I talk to philipilihp too much...
In his most recent conference, the topic of sealed resin casts came up, in large part due to the excellent write-up and photography of our good buddy and all-around good guy, androo. Pardon my photography, by the way. I hate shooting white cars recently, so have some brick!
The general idea behind a sealed cast is not a bad one; great exterior quality for a lower price that that would normally command due to there being no opening parts and less attention paid to the interior/engine/trunk/underside components.
If you can live with that....
Not everyone can live with that. The temptation exists within us all to not only display the cars with parts opened up from time to time, but to also delicately peer within each and every available crevasse of these cars, soaking up the glory of the much sought-after details which the vast majority of us will never gaze upon in person. This is, after all, why most of us collect; I will never own either of these cars in real life.
“wean yourself onto the resin bug with a convertible!!” I said to my hagelslag-munching friend in the States, like a naive dumbass...
The idea of breaking the no-sealed-casts rule, of course, is to benefit from the lower-than-autoart-and-kyosho-etc price while still having more than just the exterior to
obsess over admire on a convertible sealed cast model. Can you live with it yet?
I’m fairly certain you all know by now that I come across all sorts of random models and they come from random places. So the two convertible sealed resin Porsches you see before you shouldn’t be that surprising.
Thusly I present for your discerning palates, Two 1/18 scale Porsche Speedsters from one of the larger manufacturers in the sealed cast game; GT Spirit.
Let’s start with the 964 then. It’s stupendously yellow and looks almost basic compared to the 997 generation in the ‘couples’ pictures; it sits on 17" Cup wheels, has a standard 964 body (save the legendary Speedster Hump and cut windshield, of course) and has a completely spartan interior.
This was the point, however, of the 964 generation Speedster.

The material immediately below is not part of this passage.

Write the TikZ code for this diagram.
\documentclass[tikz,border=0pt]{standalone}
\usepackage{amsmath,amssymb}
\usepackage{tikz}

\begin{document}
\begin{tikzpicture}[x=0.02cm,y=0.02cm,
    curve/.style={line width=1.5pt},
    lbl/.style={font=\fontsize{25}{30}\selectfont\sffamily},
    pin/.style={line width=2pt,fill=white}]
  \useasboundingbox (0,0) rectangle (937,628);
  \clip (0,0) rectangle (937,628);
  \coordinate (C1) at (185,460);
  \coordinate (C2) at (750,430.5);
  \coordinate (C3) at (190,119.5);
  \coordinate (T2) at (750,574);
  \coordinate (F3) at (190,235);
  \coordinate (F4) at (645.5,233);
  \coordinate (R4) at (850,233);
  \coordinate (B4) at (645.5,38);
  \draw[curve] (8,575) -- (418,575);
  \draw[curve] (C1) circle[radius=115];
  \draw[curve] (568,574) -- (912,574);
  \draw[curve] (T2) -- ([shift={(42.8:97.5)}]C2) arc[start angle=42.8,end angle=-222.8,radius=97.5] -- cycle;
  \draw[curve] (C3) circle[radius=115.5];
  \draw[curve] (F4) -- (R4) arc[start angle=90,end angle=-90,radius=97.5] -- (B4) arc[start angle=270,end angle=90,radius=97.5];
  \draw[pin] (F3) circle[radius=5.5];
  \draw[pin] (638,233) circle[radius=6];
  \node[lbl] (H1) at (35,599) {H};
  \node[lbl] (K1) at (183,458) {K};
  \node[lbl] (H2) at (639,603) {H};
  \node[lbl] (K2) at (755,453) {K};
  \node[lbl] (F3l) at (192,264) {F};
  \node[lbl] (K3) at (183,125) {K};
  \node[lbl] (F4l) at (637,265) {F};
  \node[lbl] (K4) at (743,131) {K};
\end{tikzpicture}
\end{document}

This was meant to be a lightweight and simplified version of the Carrera 2 cabrio, a car to slot in somewhere between/around/overlapping the aforementioned Carrera 2 cabrio, and the much-venerated 964 Carrera RS lightweight. The Speedster would be an RS-Convertible, if you will.
GT Spirit rocked the basic interior as-best-they-could, with equally bright yellow accents, fabric seat belts (love it!) and all the correct Speedster-only details in place.

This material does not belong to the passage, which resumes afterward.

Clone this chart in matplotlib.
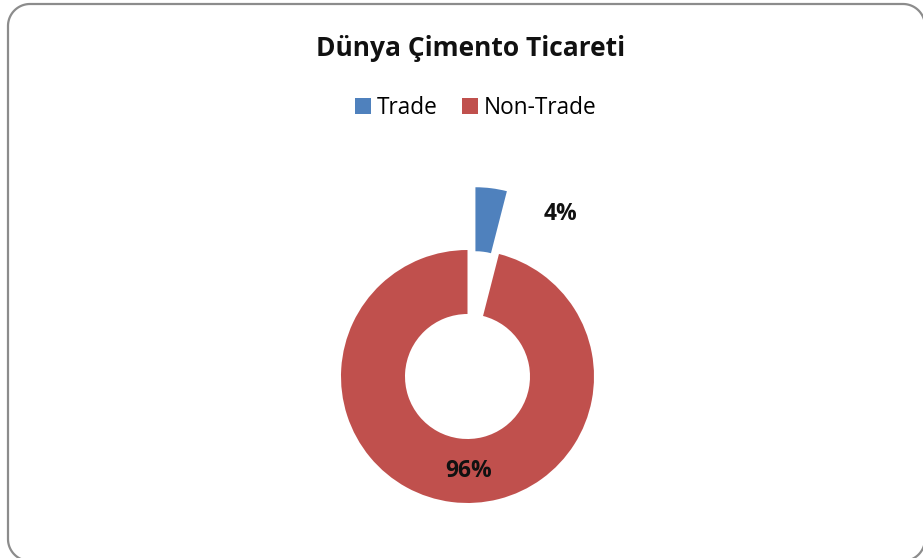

The yellow gauge-surround might be my favorite bit of this model, I just adore that...
The flaws should stand out to your discerning eyes; the entire dash is a single unit, and seeing the Maisto-esque buttons and switches on said dash, the low-price point jumps into relevance yet again. Can’t really notice these molded components in the coupe versions...
The exterior on these models really are phenomenal...
So. The 997 generation car then.
The exterior of this car is no exception to all the nonsense I was spewing above; the 997 generation car has much more detail than the 964 does, and the models clearly reflect this. On both models, each vent or parking sensor or tow-hook cover or whatever looks to be in perfect scale to the rest of the vehicle, and molded appropriately to the cast. A feat not easily accomplished.
The 997 generation Speedster variant was a different car to any prior Speedster iteration. While it clearly displayed the chopped down windshield and classic humps of the two prior 911 Speedster models, the 997 was a fully-laden behemoth, not meant to throw around a corner, but rather bestowed with an ethos of cruising through the bends, soaking up the sun and the music.
Yes, this Speedster has all the bells and whistles to which the 997 Porsche 911 driver has become accustomed.
The interior of this car is really, REALLY nice. Those checkered stripes on the seat bottoms are easily my favorite part. Aside from the Speedster script on the handbrake of course, but that’s just awesome.
The flaws are the same as with the 964 model; the detail just isn’t up to par with the level of attention paid to the glorious exterior. The buttons aren’t really convincing, the shifter looks like an afterthought, and the center screen isn’t worth the patented CSI:LaLD SUPER ZOOM...
But that’s not what we decided the point of the sealed resin cast was. Right? Didn’t we decide that the sealed cast was all about the exterior, and that while companies like GT Spirit make great detail pieces for the interior, those are usually hidden behind highly reflective 1/18 windows which will-forever remain, like the doors, trunk, and engine lid; sealed?
Was that just me?
I like these cars. Even though, as some of you may know or have found out while I was waxing poetic above about nothing; the 997 model retails for almost three times the price of the 964. I may have bought the 964 for myself had it not been a generous donation to the collection, mainly because I adore the 964 generation cars. The 997 model? not really at that price, it may be the only 997 Speedster model on the market right now from any big-quality manufacturer, but I’m not personally in love enough with this car in real life to justify that expenditure. It does come with a nice wooden and acrylic display case, however. So thats worth it... right? How about in blue?
Nope. Not really. Not for that money.
I never know how to end these things... Bye?
Also, someone go check on philipilihp. Feed him stamppot.